• TASK REQUIREMENTS:
Output a verbatim copy of the data, cut off after the line that contains "Serif', 'Times New".

• DATA PROVIDED:
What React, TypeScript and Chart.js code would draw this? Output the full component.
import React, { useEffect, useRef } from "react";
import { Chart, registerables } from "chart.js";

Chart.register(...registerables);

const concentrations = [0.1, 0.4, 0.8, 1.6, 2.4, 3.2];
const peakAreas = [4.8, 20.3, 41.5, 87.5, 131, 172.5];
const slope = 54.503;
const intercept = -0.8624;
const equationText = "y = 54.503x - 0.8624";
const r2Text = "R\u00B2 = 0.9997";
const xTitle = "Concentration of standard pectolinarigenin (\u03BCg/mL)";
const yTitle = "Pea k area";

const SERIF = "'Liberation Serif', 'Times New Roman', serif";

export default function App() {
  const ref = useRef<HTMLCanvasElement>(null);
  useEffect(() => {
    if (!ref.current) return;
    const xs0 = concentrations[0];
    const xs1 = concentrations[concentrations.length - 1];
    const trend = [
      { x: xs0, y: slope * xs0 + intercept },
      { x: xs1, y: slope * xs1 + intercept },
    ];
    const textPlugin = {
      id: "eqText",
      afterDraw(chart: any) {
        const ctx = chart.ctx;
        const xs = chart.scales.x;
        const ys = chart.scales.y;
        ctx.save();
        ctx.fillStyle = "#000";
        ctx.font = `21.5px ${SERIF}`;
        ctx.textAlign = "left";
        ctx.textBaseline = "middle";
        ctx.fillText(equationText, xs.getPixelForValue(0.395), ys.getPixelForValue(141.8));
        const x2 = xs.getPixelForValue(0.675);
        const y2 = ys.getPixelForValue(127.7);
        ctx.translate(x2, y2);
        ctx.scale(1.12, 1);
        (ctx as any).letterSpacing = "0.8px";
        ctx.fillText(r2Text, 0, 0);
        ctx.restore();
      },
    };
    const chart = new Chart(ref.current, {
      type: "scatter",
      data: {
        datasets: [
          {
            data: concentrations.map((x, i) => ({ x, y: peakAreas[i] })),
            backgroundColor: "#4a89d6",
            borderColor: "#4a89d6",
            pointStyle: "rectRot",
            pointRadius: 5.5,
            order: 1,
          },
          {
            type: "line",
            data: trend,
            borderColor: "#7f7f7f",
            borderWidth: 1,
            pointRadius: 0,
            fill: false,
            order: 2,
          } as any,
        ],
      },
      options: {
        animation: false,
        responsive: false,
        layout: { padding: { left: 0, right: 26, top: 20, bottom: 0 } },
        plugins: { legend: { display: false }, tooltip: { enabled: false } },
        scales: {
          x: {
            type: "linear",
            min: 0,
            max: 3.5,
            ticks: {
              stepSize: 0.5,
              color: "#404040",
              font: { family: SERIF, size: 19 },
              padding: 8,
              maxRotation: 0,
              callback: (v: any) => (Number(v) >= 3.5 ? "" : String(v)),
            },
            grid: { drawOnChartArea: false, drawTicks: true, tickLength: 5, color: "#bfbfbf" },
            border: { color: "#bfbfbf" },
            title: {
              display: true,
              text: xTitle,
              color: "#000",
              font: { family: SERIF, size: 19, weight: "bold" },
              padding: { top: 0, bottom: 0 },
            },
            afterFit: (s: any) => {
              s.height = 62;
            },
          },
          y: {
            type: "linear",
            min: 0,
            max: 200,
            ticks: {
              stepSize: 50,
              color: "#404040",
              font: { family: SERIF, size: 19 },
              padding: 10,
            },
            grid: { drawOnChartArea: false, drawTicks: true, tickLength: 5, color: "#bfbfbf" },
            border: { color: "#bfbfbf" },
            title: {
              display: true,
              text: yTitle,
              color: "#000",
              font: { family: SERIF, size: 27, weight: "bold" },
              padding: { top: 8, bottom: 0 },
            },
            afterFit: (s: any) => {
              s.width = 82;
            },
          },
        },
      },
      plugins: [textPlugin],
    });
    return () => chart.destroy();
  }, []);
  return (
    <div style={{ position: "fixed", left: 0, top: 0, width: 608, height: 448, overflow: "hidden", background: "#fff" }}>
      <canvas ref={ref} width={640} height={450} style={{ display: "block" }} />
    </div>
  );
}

• SOLVED PROBLEM:
What React, TypeScript and Chart.js code would draw this? Output the full component.
import React, { useEffect, useRef } from "react";
import { Chart, registerables } from "chart.js";

Chart.register(...registerables);

const concentrations = [0.1, 0.4, 0.8, 1.6, 2.4, 3.2];
const peakAreas = [4.8, 20.3, 41.5, 87.5, 131, 172.5];
const slope = 54.503;
const intercept = -0.8624;
const equationText = "y = 54.503x - 0.8624";
const r2Text = "R\u00B2 = 0.9997";
const xTitle = "Concentration of standard pectolinarigenin (\u03BCg/mL)";
const yTitle = "Pea k area";

const SERIF = "'Liberation Serif', 'Times New Roman', serif";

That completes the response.